Horários muito acima do permitido, falta de pessoal, trabalhadores exaustos, riscos para a segurança — eis a outra face da paisagem idílica dos cruzeiros no rio Douro, segundo testemunhos ao JN de quem neles trabalha.
O cenário idílico da paisagem vinhateira do rio Douro atrai muitos turistas, mas os navios turísticos que a percorrem são palco de abusos e ilegalidades sobre os seus trabalhadores, sujeitos a horários chegam até 90 horas semanais, exaustão, compartimentos sobrelotados e situações de assédio e condicionamento sobre a sua vida pessoal, noticia o Jornal de Notícias.
Há cerca de 23 navios turísticos a operar no Douro a cargo das empresas Douro Azul, Scenic e Tomaz do Douro. Os seus trabalhadores estão ao serviço durante 9 meses do ano, entre março e novembro, em viagens que duram entre três e 15 dias e podem ir de Gaia até Espanha. Oficialmente têm contratos de 40 horas semanais, ou 8 por dia. Mas na prática, afirmam vários deles ao JN sob anonimato, por temerem represálias, os horários são de 18 horas diárias para quem trabalha a tempo inteiro, e 12 a 13 horas para quem o faz a tempo parcial. Ou seja, 60 a 90 horas por semana, muito acima do máximo legal.
Para além dos horários desregulados e da exaustão que causam, os trabalhadores dos cruzeiros do Douro queixam-se de falta de pessoal, falta de compensações, e pressão e assédio moral quando procuram fazer valer os seus direitos, mesmo quando está em causa a segurança. Vários afirmam acumular funções de maquinista e marinheiro devido à falta de pessoal, e confessam que a carga de trabalho não permite atender a todas as exigências. Os abusos são transversais a todas as empresas em atividade, afirmam.
Ainda segundo testemunhos ouvidos pelo JN, secundados por documentos a que acedeu, nem todos os trabalhadores estão cobertos por seguros: num navio de 34 tripulantes e 100 passageiros, um contrato de seguro cobria apenas 27 tripulantes. As operadoras contrapuseram ao JN que têm ao serviço um número de trabalhadores adequado — 100 na Douro Azul, 15 na Scenic, a Tomaz do Douro não revelou números.
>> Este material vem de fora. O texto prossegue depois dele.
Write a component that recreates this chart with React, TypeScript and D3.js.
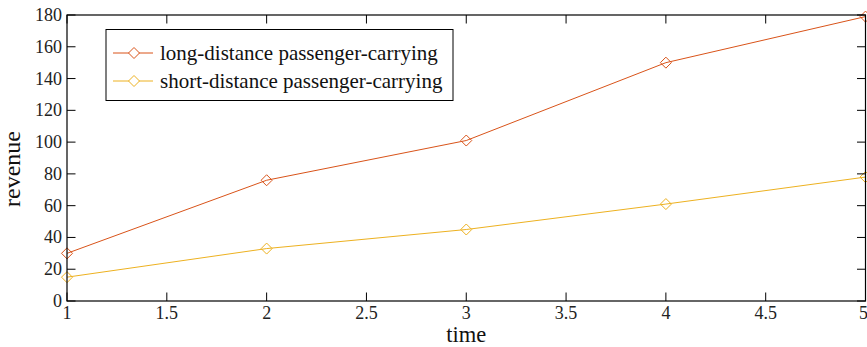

Mais preocupantes são as possíveis consequências destes abusos a nível de segurança. Segundo o testemunho de um trabalhador recolhido pelo JN, em situações em que o caudal do rio está acima do recomendável para iniciar viagem, a Administração do Porto de Leixões “dá o parecer e diz que não é aconselhável”, mas o armador “diz que temos de subir e somos encostados à parede”. “Só quando houver um acidente é que vão abrir os olhos”, lamenta o mesmo trabalhador.